Fun Writing Prompts for Kids at Home
Reading at home is very important for the development of literacy skills, but many parents don’t realise that kids need to engage in writing at home too.
It’s important for students to get frequent practice writing in different styles. If you make writing a regular, fun activity for the family it will help build confidence and alleviate anxiety.
Below are prompts for four types of writing kids will enjoy.
Journaling is great for beginning writers as entries are written in first person and focus on personal thoughts and experiences. This helps students reflect and express themselves.
When talking to kids about journaling, ask them why they think people like to capture moments and thoughts in writing. Let kids select their own journal and decorate it with stickers and drawings to personalise it.
If you’re looking for inspiration for older students, check out the New York Times 500 writing prompts. The prompts below are a great place to start with younger kids.
*Describe your favourite place and explain why you like it.
*If you could live anywhere in the world, where would it be?
*Describe a perfect day in your life, starting from the moment you get out of bed.
Narrative writing is more sophisticated than journaling as it requires an understanding of story structure, characters and dialogue.
Beginning writers often include themselves as the narrator or main character in their stories. You can help kids write about characters by talking to them about how these characters feel and their motivations.
Scholastic has a wonderful interactive story starter tool kids will love. The prompts below will also get kids’ imaginations running wild.
*Write a story about being sent back in a time machine to live with the dinosaurs.
*What happens when you and your friends discover hidden treasure in the garden?
*Write a story about the amazing adventures George the parrot has when he escapes from his cage.

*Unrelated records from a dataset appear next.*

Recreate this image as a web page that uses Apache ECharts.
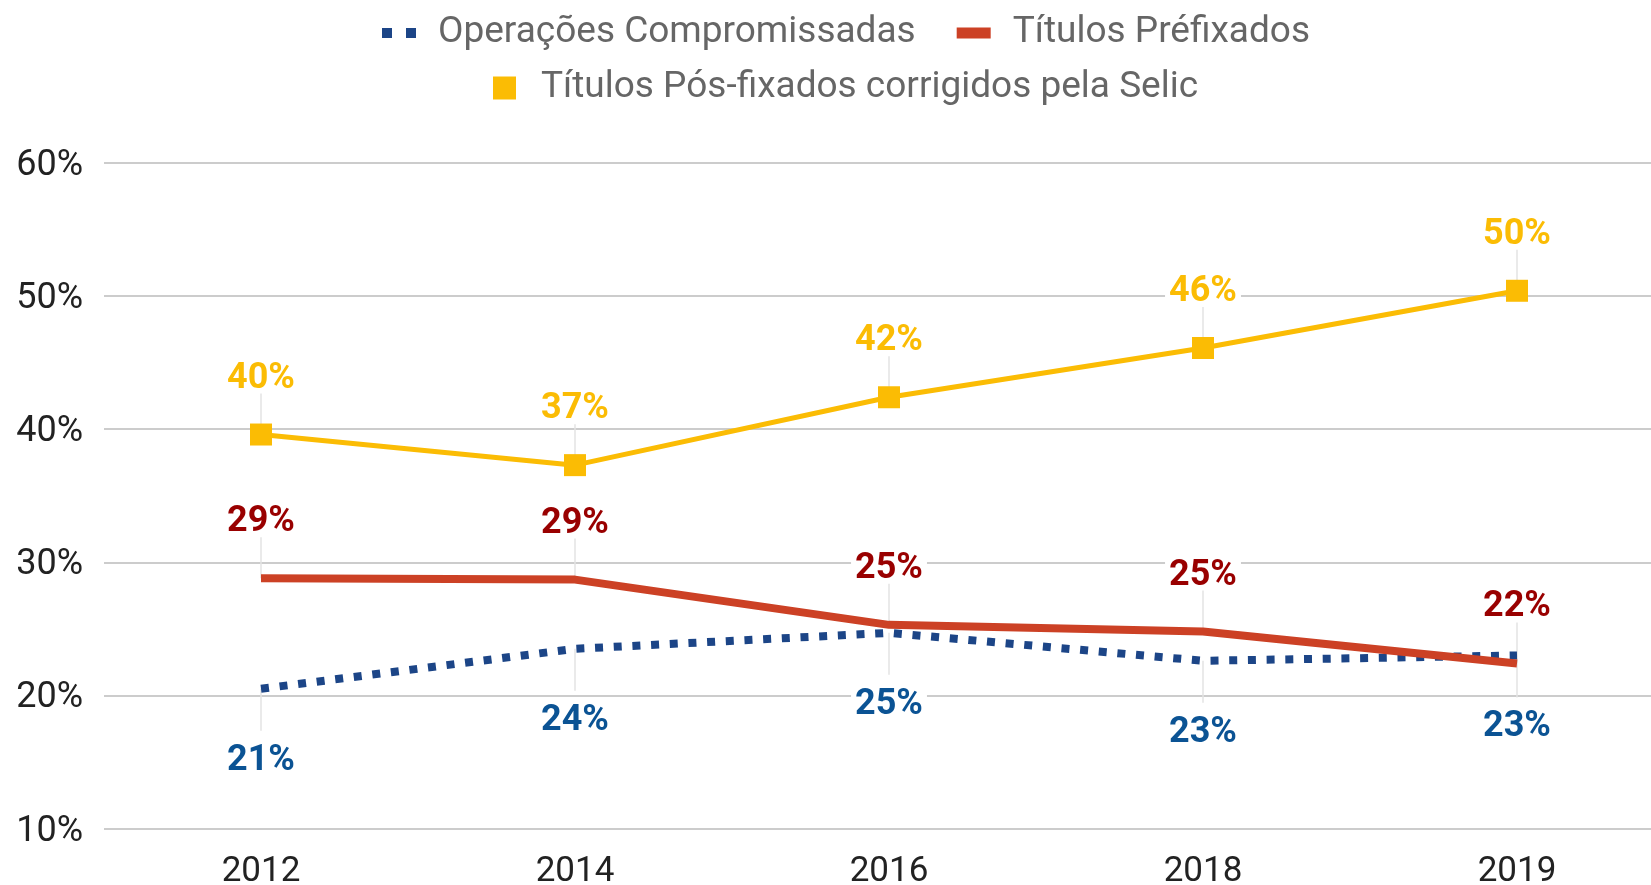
<!DOCTYPE html>
<html>
<head>
<meta charset="utf-8">
<script src="https://cdn.jsdelivr.net/npm/echarts@6/dist/echarts.min.js"></script>
<style>
html,body{margin:0;padding:0;background:#fff;}
#chart{width:1651px;height:885px;}
</style>
</head>
<body>
<div id="chart"></div>
<script>
var categories = ['2012', '2014', '2016', '2018', '2019'];
var seriesNames = ['Operações Compromissadas', 'Títulos Préfixados', 'Títulos Pós-fixados corrigidos pela Selic'];
var compromissadas = [20.5, 23.5, 24.7, 22.6, 23.0];
var prefixados = [28.8, 28.7, 25.3, 24.8, 22.4];
var posfixados = [39.6, 37.3, 42.4, 46.1, 50.4];
var yTicks = [10, 20, 30, 40, 50, 60];

var FONT = 'Roboto';
var Y_MIN = yTicks[0], Y_MAX = yTicks[yTicks.length - 1];
function pct(p) { return Math.round(p.value) + '%'; }

function leaderData(arr, dir) {
  return arr.map(function (v, i) { return [i, v, dir]; });
}
function leaderRender(params, api) {
  var p = api.coord([api.value(0), api.value(1)]);
  var dir = api.value(2);
  return {
    type: 'line',
    shape: { x1: p[0], y1: p[1], x2: p[0], y2: p[1] + dir * 42 },
    style: { stroke: '#e3e3e3', lineWidth: 1.5 }
  };
}

function labelStyle(color, dy) {
  return {
    show: true,
    position: 'inside',
    offset: [0, dy],
    formatter: pct,
    color: color,
    fontFamily: FONT,
    fontWeight: 'bold',
    fontSize: 36,
    lineHeight: 30,
    backgroundColor: '#ffffff',
    padding: [0, 4]
  };
}

var chart = echarts.init(document.getElementById('chart'), null, { renderer: 'canvas' });
chart.setOption({
  animation: false,
  backgroundColor: '#ffffff',
  textStyle: { fontFamily: FONT },
  legend: [{
    left: 377, top: 8,
    itemGap: 41,
    itemWidth: 34, itemHeight: 11,
    textStyle: { fontFamily: FONT, fontSize: 37, color: '#666666', lineHeight: 40, padding: [0, 0, 0, 17] },
    data: [
      { name: seriesNames[0], icon: 'path://M0,0h10v10h-10zM24,0h10v10h-10z' },
      { name: seriesNames[1], icon: 'rect' }
    ]
  }, {
    left: 488, top: 63,
    itemWidth: 23, itemHeight: 23,
    textStyle: { fontFamily: FONT, fontSize: 37, color: '#666666', lineHeight: 40, padding: [0, 0, 0, 20] },
    data: [{ name: seriesNames[2], icon: 'rect' }]
  }],
  grid: [
    { left: 104, right: 0, top: 163, height: 665.5, containLabel: false, outerBoundsMode: 'none' },
    { left: 261, width: 1256, top: 163, height: 665.5, containLabel: false, outerBoundsMode: 'none' }
  ],
  xAxis: [{
    gridIndex: 0, type: 'value', show: false, min: 0, max: 1
  }, {
    gridIndex: 1,
    type: 'category',
    data: categories,
    boundaryGap: false,
    axisLine: { show: false },
    axisTick: { show: false },
    splitLine: { show: false },
    axisLabel: { margin: 26, fontFamily: FONT, fontSize: 35, color: '#222222' }
  }],
  yAxis: [{
    gridIndex: 0,
    type: 'value',
    min: Y_MIN, max: Y_MAX, interval: 10,
    axisLine: { show: false },
    axisTick: { show: false },
    axisLabel: { margin: 21, fontFamily: FONT, fontSize: 36, color: '#222222', formatter: '{value}%', verticalAlign: 'top', lineHeight: 6 },
    splitLine: { lineStyle: { color: '#cccccc', width: 2 } }
  }, {
    gridIndex: 1,
    type: 'value',
    min: Y_MIN, max: Y_MAX, interval: 10,
    show: false,
    splitLine: { show: false }
  }],
  series: [
    {
      type: 'custom', name: 'leaderUp', silent: true, z: 1,
      xAxisIndex: 1, yAxisIndex: 1,
      renderItem: leaderRender,
      data: leaderData(posfixados, -1)
    },
    {
      type: 'custom', name: 'leaderRed', silent: true, z: 1,
      xAxisIndex: 1, yAxisIndex: 1,
      renderItem: leaderRender,
      data: leaderData(prefixados, -1)
    },
    {
      type: 'custom', name: 'leaderBlue', silent: true, z: 1,
      xAxisIndex: 1, yAxisIndex: 1,
      renderItem: leaderRender,
      data: leaderData(compromissadas, 1)
    },
    {
      name: seriesNames[0], type: 'line', z: 3,
      xAxisIndex: 1, yAxisIndex: 1,
      data: compromissadas,
      symbol: 'rect', symbolSize: 0,
      itemStyle: { color: '#1c4587' },
      lineStyle: { color: '#1c4587', width: 8, type: [8, 10.7], cap: 'butt' },
      label: labelStyle('#0b5394', 72)
    },
    {
      name: seriesNames[1], type: 'line', z: 3,
      xAxisIndex: 1, yAxisIndex: 1,
      data: prefixados,
      symbol: 'rect', symbolSize: 0,
      itemStyle: { color: '#cc4125' },
      lineStyle: { color: '#cc4125', width: 8 },
      label: labelStyle('#990000', -56)
    },
    {
      name: seriesNames[2], type: 'line', z: 4,
      xAxisIndex: 1, yAxisIndex: 1,
      data: posfixados,
      symbol: 'rect', symbolSize: 22,
      itemStyle: { color: '#fbbc04' },
      lineStyle: { color: '#fbbc04', width: 5 },
      label: labelStyle('#fbbc04', -56)
    }
  ]
});
</script>
</body>
</html>
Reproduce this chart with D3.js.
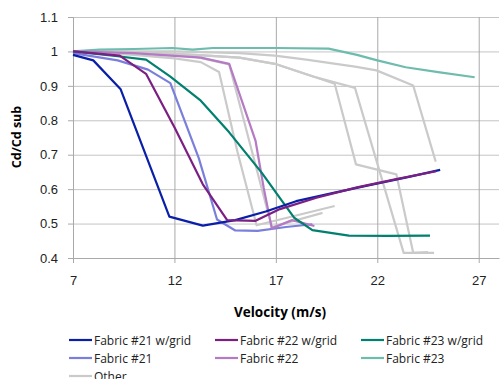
<!DOCTYPE html>
<html>
<head>
<meta charset="utf-8">
<script src="https://cdn.jsdelivr.net/npm/d3@7"></script>
<style>
  body { margin: 0; background: #fff; }
  svg { font-family: "Open Sans", sans-serif; }
  .grid line { stroke: #c4c4c4; }
  .vgrid line { stroke: #a9a9a9; }
  .axis path, .axis line { stroke: #a9a9a9; }
  .axis text { fill: #222; font-size: 13px; }
</style>
</head>
<body>
<svg width="503" height="379"></svg>
<script>
// series data, [velocity, Cd/Cd sub]
const names = ['Fabric #21 w/grid', 'Fabric #22 w/grid', 'Fabric #23 w/grid',
               'Fabric #21', 'Fabric #22', 'Fabric #23', 'Other'];
const colors = ['#0a1fa8', '#7b1f82', '#00806e', '#7a7fdc', '#b57ac4', '#6dbcae', '#cacaca'];

const fab21grid = [[7,0.99],[8,0.974],[9.35,0.89],[11.75,0.52],[13.4,0.494],[15,0.51],[16.5,0.535],
                   [18,0.565],[19.9,0.59],[21.5,0.61],[23.5,0.635],[25.1,0.656]];
const fab22grid = [[7,1.0],[9.3,0.988],[10.6,0.935],[12,0.78],[13.4,0.614],[14.6,0.51],[16,0.508],
                   [17.2,0.542],[19,0.575],[21,0.605],[23,0.63],[24.9,0.652]];
const fab23grid = [[7,1.0],[9.2,0.986],[10.6,0.976],[11.8,0.927],[13.3,0.857],[14.7,0.765],[16.3,0.648],
                   [17.3,0.566],[17.9,0.517],[18.8,0.481],[20.6,0.465],[22.5,0.464],[24.6,0.465]];
const fab21 = [[7,0.995],[9.2,0.974],[10.7,0.947],[11.8,0.908],[13.2,0.69],[14.1,0.512],[15,0.48],
               [16.1,0.479],[17.5,0.49],[18.8,0.498]];
const fab22 = [[7,1.0],[10,0.995],[13.3,0.982],[14.7,0.964],[16,0.74],[16.4,0.604],[16.8,0.486],
               [17.8,0.51],[18.9,0.493]];
const fab23 = [[7,1.0],[8.3,1.005],[10,1.007],[11.9,1.01],[12.9,1.005],[13.9,1.01],[15.2,1.01],
               [17,1.01],[19.6,1.008],[21,0.99],[22,0.974],[23.4,0.954],[25,0.94],[26.8,0.925]];
const otherA = [[7,1.0],[10,0.99],[12,0.98],[13.3,0.969],[14.2,0.94],[15.1,0.71],[16.05,0.495],[19.9,0.551]];
const otherB = [[7,1.0],[10,0.998],[13,0.99],[15.2,0.982],[16.95,0.964],[18.84,0.927],[19.9,0.906],
                [20.95,0.672],[22.94,0.643],[23.77,0.415],[24.5,0.417]];
const otherC = [[7,1.0],[10,0.998],[13,0.99],[15.2,0.982],[16.95,0.964],[18.84,0.927],[20.9,0.894],
                [23.3,0.415],[24.8,0.415]];
const otherD = [[7,1.0],[12,1.0],[15.2,0.995],[16.95,0.988],[18.5,0.976],[20.9,0.956],[21.96,0.945],
                [23.77,0.901],[24.88,0.68]];
const otherE = [[7,1.0],[10,0.995],[13,0.985],[14.7,0.962],[16.8,0.49],[19.3,0.531]];

const xTicks = [7, 12, 17, 22, 27];
const yTicks = [0.4, 0.5, 0.6, 0.7, 0.8, 0.9, 1, 1.1];

const svg = d3.select('svg');

const x = d3.scaleLinear().domain([7, 28]).range([73, 499]);
const y = d3.scaleLinear().domain([0.4, 1.1]).range([258, 17]);

// grid lines
svg.append('g')
    .attr('class', 'grid')
    .attr('transform', 'translate(73,0)')
    .call(d3.axisLeft(y).tickValues(yTicks).tickSize(-426).tickFormat(''))
    .call(g => g.select('.domain').remove());

svg.append('g')
    .attr('class', 'vgrid')
    .attr('transform', 'translate(0,258)')
    .call(d3.axisBottom(x).tickValues(xTicks).tickSize(-241).tickFormat(''))
    .call(g => g.select('.domain').remove());

// axes
svg.append('g')
    .attr('class', 'axis')
    .attr('transform', 'translate(73,0)')
    .call(d3.axisLeft(y).tickValues(yTicks).tickSize(5).tickSizeOuter(0).tickPadding(10)
        .tickFormat(d => d === 1 ? '1' : d3.format('.1f')(d)));

svg.append('g')
    .attr('class', 'axis')
    .attr('transform', 'translate(0,258)')
    .call(d3.axisBottom(x).tickValues(xTicks).tickSize(5).tickSizeOuter(0).tickPadding(13)
        .tickFormat(d3.format('d')));

// lines
const line = d3.line().x(d => x(d[0])).y(d => y(d[1]));

const series = [
  { data: otherA, c: 6 }, { data: otherB, c: 6 }, { data: otherC, c: 6 },
  { data: otherD, c: 6 }, { data: otherE, c: 6 },
  { data: fab23, c: 5 }, { data: fab21, c: 3 }, { data: fab22, c: 4 },
  { data: fab23grid, c: 2 }, { data: fab21grid, c: 0 }, { data: fab22grid, c: 1 }
];

svg.append('g').selectAll('path')
    .data(series)
    .enter()
    .append('path')
    .attr('d', s => line(s.data))
    .attr('fill', 'none')
    .attr('stroke', s => colors[s.c])
    .attr('stroke-width', 2.2)
    .attr('stroke-linejoin', 'round');

// titles
svg.append('text')
    .attr('transform', 'translate(21,137) rotate(-90)')
    .attr('text-anchor', 'middle')
    .attr('font-size', 12.5)
    .attr('font-weight', 'bold')
    .text('Cd/Cd sub');

svg.append('text')
    .attr('x', 280)
    .attr('y', 317)
    .attr('text-anchor', 'middle')
    .attr('font-size', 13.5)
    .attr('font-weight', 'bold')
    .text('Velocity (m/s)');

// legend
const legend = svg.append('g').selectAll('g')
    .data(names)
    .enter()
    .append('g')
    .attr('transform', (d, i) => `translate(${69 + (i % 3) * 146}, ${340 + Math.floor(i / 3) * 18})`);

legend.append('line')
    .attr('x1', 0).attr('x2', 23)
    .attr('stroke', (d, i) => colors[i])
    .attr('stroke-width', 2.2);

legend.append('text')
    .attr('x', 25)
    .attr('y', 4.5)
    .attr('font-size', 12)
    .attr('fill', '#222')
    .text(d => d);
</script>
</body>
</html>
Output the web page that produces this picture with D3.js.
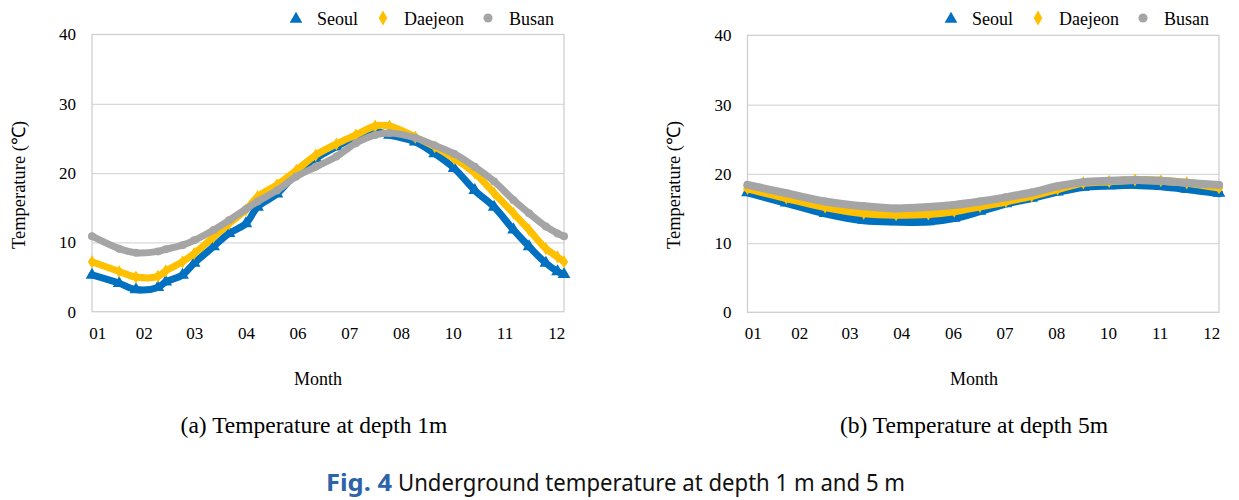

In contrast to narrative writing, which is designed to entertain, expository writing provides information. Examples include newspaper reports, instruction manuals and essays. The language is neutral and factual.
When exploring this style, it’s helpful to read some simple news reports together and brainstorm how these examples differ from creative writing and journaling.
These prompts will help kids recognise the features of exposition.
*Write a news report about children discovering treasure in the backyard using 5 W’s – Who, What, When, Where and Why.
*Use an online headline generator to come up with the title for a news report.
*Write a report about your favourite book. Include the title, author, characters and a summary of plot.
The purpose of persuasive writing is to convince the reader to share the writer’s point of view, or to take some action. Like exposition, this form of writing makes use of facts, but it also uses emotional appeals.
Advertising is one form of persuasive writing kids will be very familiar with. Others include speeches, reviews and opinion pieces.
These prompts will help kids recognise the differences between persuasive writing and other text types.
*Write a review of your favourite book explaining why other people should read it.
*Write a letter to your principal discussing why students shouldn’t have to wear uniforms every day.
*Find an everyday object in the house and design an advertisement for it. Include a catchy slogan that will persuade people to buy it.
Fun writing exercises at home will help kids become confident writers.